I haven't been slamming you, I hope, but you've been taking a
considerable number of pot shots at me. I really don't think this
conversation is about religion. It's about anger. You seem pissed at
me for a whole string of things. You are quite harsh and dogmatic in
your judgments about my life and quick to point out some of the poor
decisions I've made. Maybe because your childhood was affected by my
decisions you're entitled to that. In any event, I'm not sure what I
can do to resolve that issue. I did the best I knew how at the time,
but obviously I was complete failure. You have painted your own
picture of my life, and in your eyes it's a grotesque monstrosity. No
matter, I certainly can't suddenly start believing things I no longer
believe just to make up for bad decisions. And as much as I might want
to, I'm afraid I can't change the past.
At Perkins you rebuked me for my "arrogance" and I realized then that
there were some deep undercurrents of rage there. James, if I can be
so bold, you have a tremendous memory for negative things in life, but
you seem to forget many of the good things. I honestly think my life
is grand, exciting, fun, and adventurous. I don't see the world and
life as worthless or a waste. I don't expect anyone to follow in my
footsteps or see anything the way I do. I am what I am, and that's all
that I can be. If my approach to life and the tone of my conversation
infuriates you, then it is not really my approach you resent, it's me.
Dad
P.S. You ended with, "By the way, you would have never had the desire
in your heart to strive to bring me to your house unless God had put
it there." Of all the hard things you have written, that one hurts the
most. Congrats.
Mar 13, 2008 9:15 PM
Dad,
Look, none of my conversation was meant to slam you either. I was trying to open your eyes (like that's possible) to the fact that sin causes consequences and that sin is real, because I am ASSUMING that you don't believe in sin or absolute morals. To show that, it might be a reason why you left the faith. That's all. Not casting stones, or pointing fingers, because 4 more would be pointing at me. I'm not mad at all. I'm the un-mad LOL! Please stop turning this into me bashing your past. Its not. Look objectively, not so personally. Don't look at it like, "He is hurting me," look at it like, "He cares about me." I am by no means mad at you. You said "I'm not sure what I can do to resolve that issue" reffering to my childhood. I don't want anything from you, but just to prove a point, would you be willing to apologize to my mother for things over the years? She is not perfect, I know her believe you me. I am sure that she hurt you too. But she is still hurt by you. You come up often in our conversations. Your website is no secret. She even prays for your repentance, even being hurt so. That's why Christianity is REAL! Muslims pray for their enemy's deaths. Very worldy mentality. Very carnal are other religions. Very true to humanity is Christianity. Would you be willing to swallow your pride and be the better man for her? You don't have to, I am just saying, that it might have been a stumbling block. I love you regardless though. And you were a great Dad! Great times we had and often! Don't think I have forgotten all the summertime fun and endless carnivals and bike rides and outings to many places. I became half he father I am today because of your influenced. Truly. I take the boys to this country Ice cream store just because it reminds me of the times you took us to that ice cream store in Jefferson (I think it was there). I just brought up some of the bad to show that you might have had a stumbling block that opened up false spirits, not to convict you. True happiness for me would to see you come back to the cross and give up that burden you've been carrying. But, you know, that's on you.

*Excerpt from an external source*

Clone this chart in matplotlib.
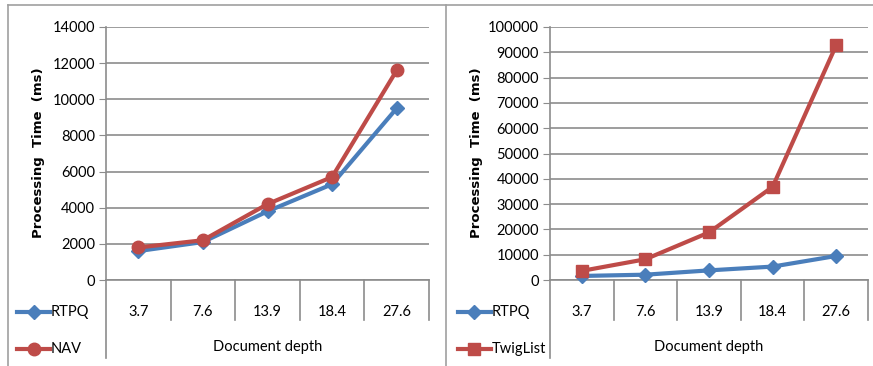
import matplotlib
matplotlib.use("Agg")
import matplotlib.pyplot as plt
from matplotlib.lines import Line2D
from matplotlib.transforms import blended_transform_factory

plt.rcParams['font.family'] = ['Lato', 'DejaVu Sans']

depths = ["3.7", "7.6", "13.9", "18.4", "27.6"]
rtpq = [1600, 2100, 3800, 5300, 9500]
nav = [1800, 2200, 4200, 5700, 11600]
twiglist = [3600, 8200, 18800, 36800, 92800]

blue = "#4A7EBB"
red = "#BE4B48"
grid_c = "#8C8C8C"

W, H = 873, 366
fig = plt.figure(figsize=(W / 100, H / 100), dpi=100)


def fx(x):
    return x / W


def fy(y):
    return 1 - y / H


# panel frames
fig.add_artist(Line2D([fx(8), fx(873)], [fy(5), fy(5)], color="#A0A0A0", lw=1.2))
fig.add_artist(Line2D([fx(8), fx(8)], [fy(5), fy(366)], color="#A0A0A0", lw=1.2))
fig.add_artist(Line2D([fx(446), fx(446)], [fy(5), fy(366)], color="#A0A0A0", lw=1.2))


def panel(x0, x1, ymax, ystep, series, ylab_x, leg_x):
    ax = fig.add_axes([fx(x0), fy(280), fx(x1 - x0), (280 - 27) / H])
    xs = range(len(depths))
    for vals, name, col, mk, ms in series:
        ax.plot(xs, vals, color=col, lw=3, marker=mk, ms=ms, clip_on=False, zorder=3)
    ax.set_xlim(-0.5, len(depths) - 0.5)
    ax.set_ylim(0, ymax)
    ax.set_yticks(range(0, ymax + 1, ystep))
    ax.yaxis.grid(True, color=grid_c, lw=1.2)
    ax.set_axisbelow(True)
    for s in ["top", "right"]:
        ax.spines[s].set_visible(False)
    ax.spines["left"].set_color(grid_c)
    ax.spines["bottom"].set_color(grid_c)
    ax.spines["left"].set_linewidth(1.2)
    ax.spines["bottom"].set_linewidth(1.2)
    ax.tick_params(axis="y", length=5, color=grid_c, labelsize=10.5, pad=3)
    ax.tick_params(axis="x", length=0, labelbottom=False)
    ax.set_xticks([])

    hpx = 280 - 27
    tr = blended_transform_factory(ax.transData, ax.transAxes)
    for i in range(len(depths) + 1):
        bottom = -78 / hpx if i == 0 else -40 / hpx
        ax.add_line(Line2D([i - 0.5, i - 0.5], [0, bottom], transform=tr,
                           color=grid_c, lw=1.2, clip_on=False))
    for i, d in enumerate(depths):
        ax.text(i, -32 / hpx, d, transform=tr, ha="center", va="center", fontsize=10.5)
    ax.text(2, -67 / hpx, "Document depth", transform=tr, ha="center", va="center",
            fontsize=10.5)

    fig.text(fx(ylab_x), fy(153), "Processing  Time  (ms)", rotation=90, ha="center",
             va="center", fontsize=9.5, fontweight="bold", family="DejaVu Sans")

    for k, (vals, name, col, mk, ms) in enumerate(series):
        yy = fy(312 + 37 * k)
        fig.add_artist(Line2D([fx(leg_x), fx(leg_x + 33)], [yy, yy], color=col, lw=3))
        fig.add_artist(Line2D([fx(leg_x + 16.5)], [yy], color=col, marker=mk, ms=ms, lw=0))
        fig.text(fx(leg_x + 34), yy, name, ha="left", va="center", fontsize=10.5)
    return ax


panel(106, 429, 14000, 2000,
      [(rtpq, "RTPQ", blue, "D", 7), (nav, "NAV", red, "o", 9)],
      39, 17)
panel(550, 868, 100000, 10000,
      [(rtpq, "RTPQ", blue, "D", 7), (twiglist, "TwigList", red, "s", 9)],
      477, 458)

fig.savefig("out.png", dpi=100)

If you are somehow hurt by saying it was God that brought me to your house, I'm sorry because its all true. Maybe its not hurt but conviction. There is a God and He works in us both to will and to do for His good pleasure. Who should I be more loyal to? Your feelings, or the everlasting God?
Love,
James
Mar 14, 2008 6:10 AM
James,
I don't have any more to offer in this conversation except to restate my love and wish you the best in this new chapter of your life.